There are two staircases to the second floor where the Rebbe lived, one the wooden in front of 770, the other smaller and concrete, leading to the kitchen. We would be crowded in one or the other, impossible to move. I was once pressed against the doorknob, a bit painfully too, but could not budge, the press of the crowd was so intense. This was for hours.
Once we were bellyaching about the “unfairness” of not getting in at all. Standing with us, Mendel Tenenbaum, an outstanding senior student of the yeshiva of Otwork, Poland, had been thinking, eyes tightly closed, head bent. He muttered out loud, “You can stand inside and be far. You can stand far and be close.”

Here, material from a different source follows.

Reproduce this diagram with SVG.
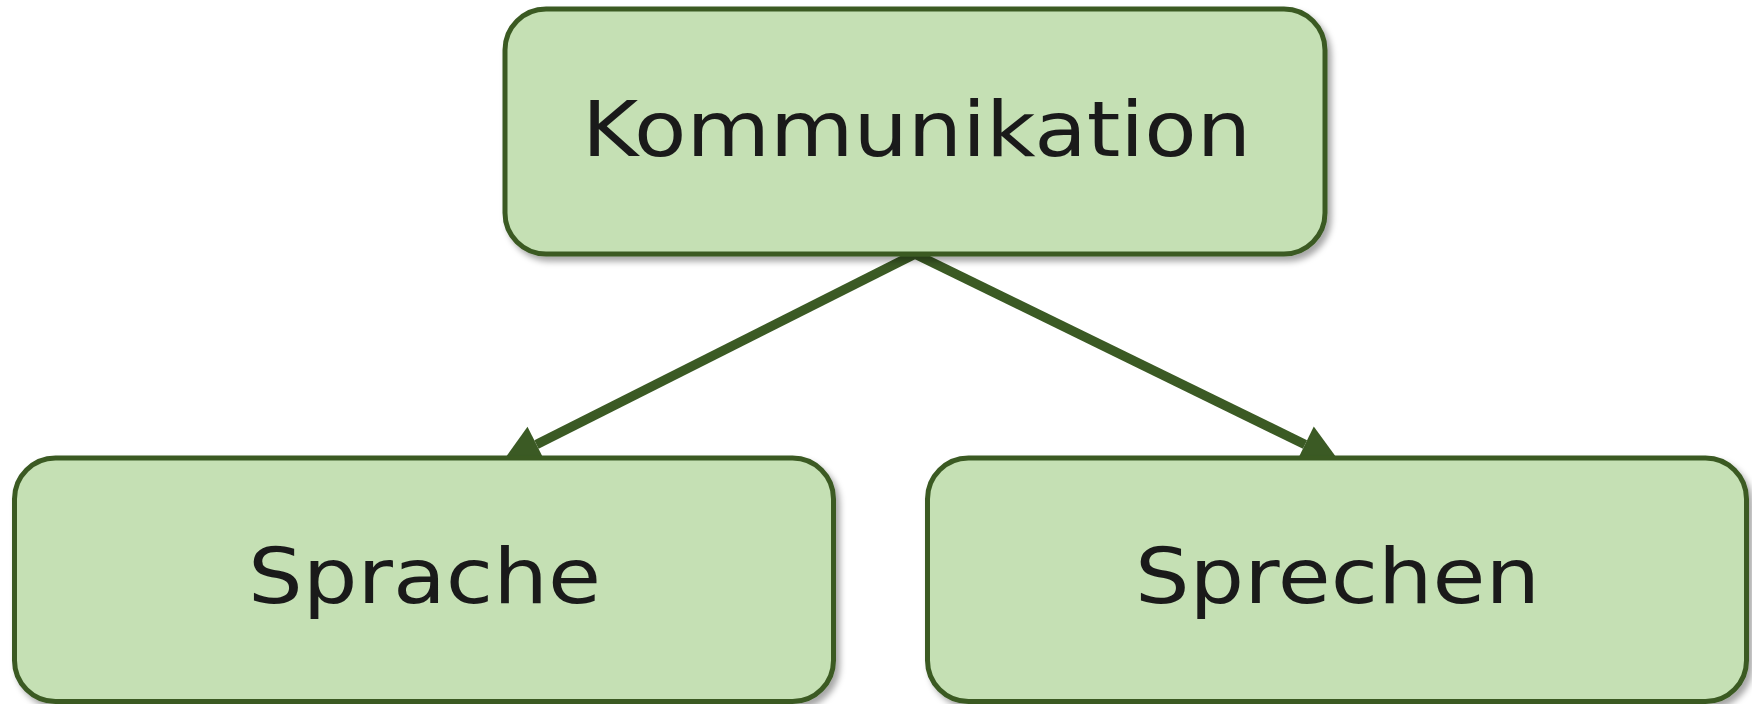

Years later, long after the Rebbe Rayatz passed away, the current Rebbe would call out names for toasts at Chassidic gatherings. Once, a bit weary of the shoving, I figured I could beat the system by standing in the back near the new loudspeaker and hear in comfort.
Later I learned that at one point the Rebbe turned to my father and asked, “Where is Zalman?”
My father had no idea. The Rebbe turned to my father-in-law, “Where is Zalman?” Also a shrug.
The next day, I met privately with the Rebbe.
“Where were you yesterday, Reb Zalman? We were looking for you.” (Interestingly, the Rebbe would often call us “Reb,” even when we were students, to our mutual amusement, and he always addressed each of us with the familiar du in Yiddish instead of the respectful ihr.)
I sheepishly explained that I was standing in the back near the loudspeaker.
“Ach,” he answered, “Once a year you can crush the grossness of the body and you stand far?”